A region that is therefore receiving growing interest is Europe. Markets in the Eurozone have under-performed for some time, but there are growing indications that this is changing.
For the first six months of 2017 the Eurostoxx50 index was up 17.24% in dollar terms, making it one of the world’s best-performing markets. Investors are being attracted back into the region as its economic and political environment show encouraging signs of improvement.
“Europe has been in a bit of a slump for the last few years on the back of the Greek crisis and uncertainty around the future of the European Union, however we are now starting to see growth coming back into the region,” says Brian McMillan from Investec. “The result of the recent French elections has also added some stability to a Eurozone that had been facing a lot of political uncertainty.”
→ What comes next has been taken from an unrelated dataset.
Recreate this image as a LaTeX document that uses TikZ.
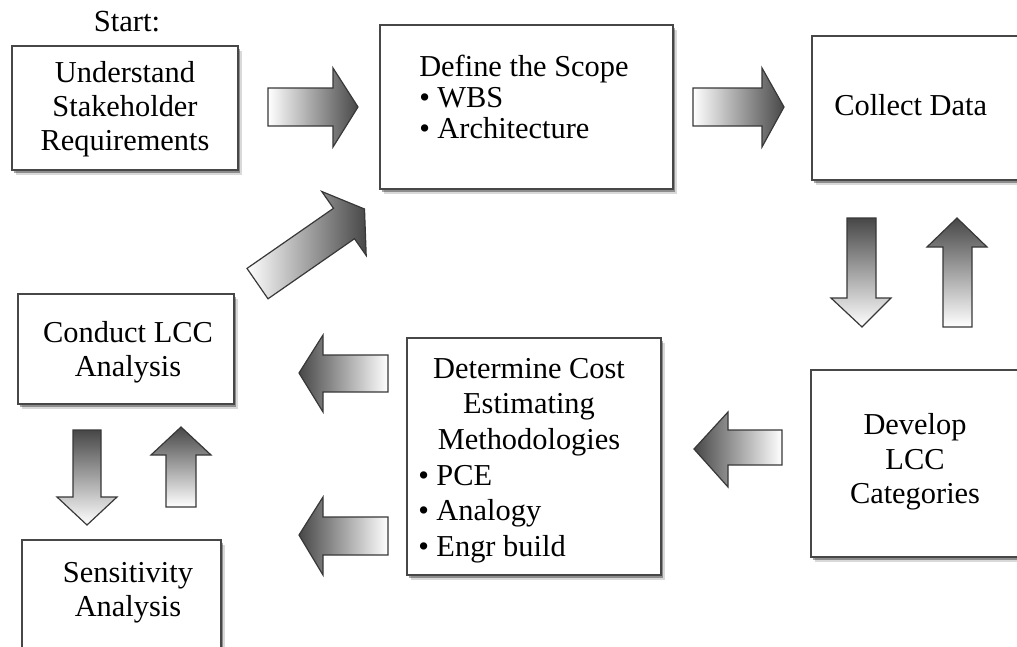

What is particularly positive for investors is that Europe is at an earlier stage of the economic cycle than the US. This means that there is stronger earnings growth potential for local businesses, many of which are showing improved profit numbers.
“The fundamental backdrop continues to support a positive stance on the European market,” Ronan Carr, a European equity strategist at Bank of America Merrill Lynch, pointed out in a recent note. “The earnings backdrop is very strong.”
As investors have generally been underweight European equities, there is also the likelihood of strong inflows into the region as these fundamentals continue to improve. This will add further support to these markets.
“A reduction in risk premia, combined with an end to the seven-year stagnation in European earnings should drive inflows into European equities,” Barclays strategists noted recently. “We envisage the coming months to resemble the previous periods of heavy inflows into European equities relative to other regions.”
For investors looking at a broad global picture, diversifying into Europe also makes sense in terms of managing the risk in their portfolios. Most global equity funds, particularly index-trackers, will have a very high exposure to the US market, and in the current environment that may need to be managed.
“The US makes up nearly 50% of world markets and it has done extremely well over the last nine years since the financial crisis,” Investec’s McMillan notes. “But a lot of people are looking at it now and saying that at the moment it probably doesn’t offer the best value. That supports the argument for wider diversification, and Europe is an obvious place to look.”
An important question for South African investors is how best to gain exposure to European equities, and particularly the Eurostoxx50 Index. This is the most recognised benchmark in the region as it is made up of Europe’s biggest companies across 11 countries, including Bayer, SAP, Siemens and LVMH.
One option is through the db X-trackers Eurostoxx50 exchange-traded fund (ETF) listed on the JSE. This provides simple, low-cost access to a rand-denominated investment that can be bought and sold as simply as a local share.
Some investors may however prefer to actually take their money offshore and invest through an international broker. This means that their investment will be made in Euros, and that they are protected against any South African-specific risks.
Low-cost ETF options include the HSBC Eurostoxx 50 ETF, which has a total expense ratio of just 0.05%, and the iShares Core Eurostoxx 50 ETF, which costs 0.10%.
For investors looking for additional risk protection and that are comfortable with a Rand denominated investment, Investec is currently accepting investments into its Wealth Accelerator Equity Structured Product, which provides 100% capital protection over a four-year period. If the Eurostoxx 50 Index grows at all over this time, even by just 1 point, investors will receive a return of 63% in rand terms, which is an annualised 13%.
“The 100% protection to a fall in the index provides protection for investors who are worried about markets being expensive,” explains McMillan. “If the US market does have a correction that will feed into other world markets, and so this product mitigates that risk. And at the same time the product offers a big kicker, even if there is only marginal growth.”
In a global environment of low growth, the ability to earn a 63% return (in rands) for a small move in the index is highly attractive.